By the end of 1972 Neil Young’s path had reached such a plateau that it left him with basically two career choices: pander to the audience who had fallen in love with the soft-spoken folkie and continue to crank out the same kind of material that brought him success as both a solo artist and as one-fourth of Crosby, Stills, Nash & Young, OR continue to follow his artistic whims and his musical muse wherever it took him…even in the face of commercial suicide, which is arguably what Young chose to pursue in 1973 when he insisted on playing a bunch of bleak & aggressive unreleased songs for an audience who had come to hear the Harvest LP reproduced live. Young famously loves to confound audience expectations. In fact, hidden on one of the video clips of the box set Young actually proclaims to Joel Bernstein and Gary Burden “Fuck the audience” in regards to their desires and expectations. “If I’m going to survive they’re going to have to fuckin’ eat it. That’s been the balance that I’ve had to play.” Sounds like a true Scorpio to me (a double Scorpio in fact)…

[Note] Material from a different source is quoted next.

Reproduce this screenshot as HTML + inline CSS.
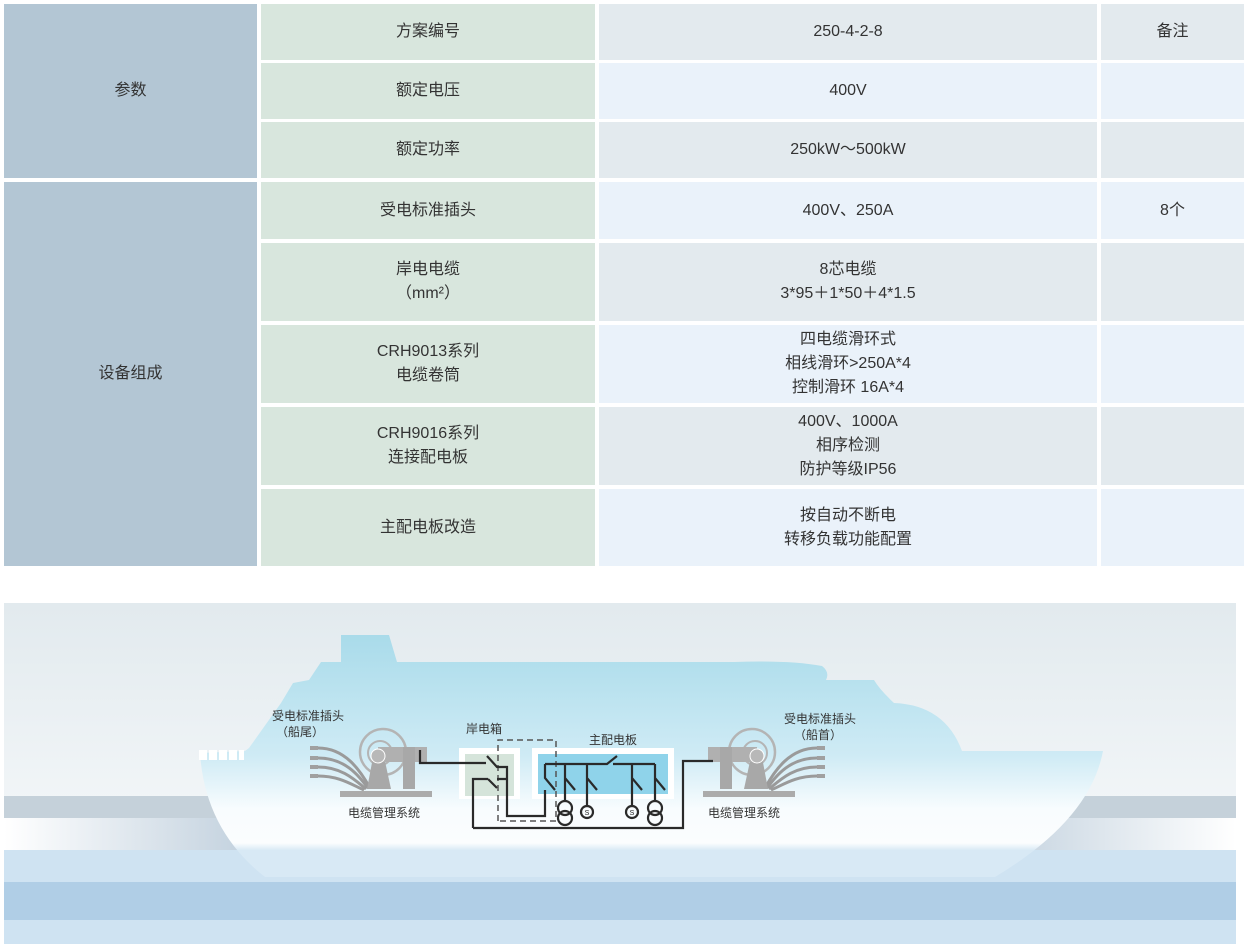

What the audience didn’t know was that they were at the start of a full-on Irish wake because a month-and-a-half before the Time Fades Away tour started, Danny Whitten died, casting a funereal pall that influenced the overall vibe of Young’s circle for the next two years. And it will be fascinating to see how Young chooses to tackle that period of his life when he gets around to the next installment of the Archives series. As an interested witness to Mister Young’s process I pray that it doesn’t take him another thirty years to get around to Volume II.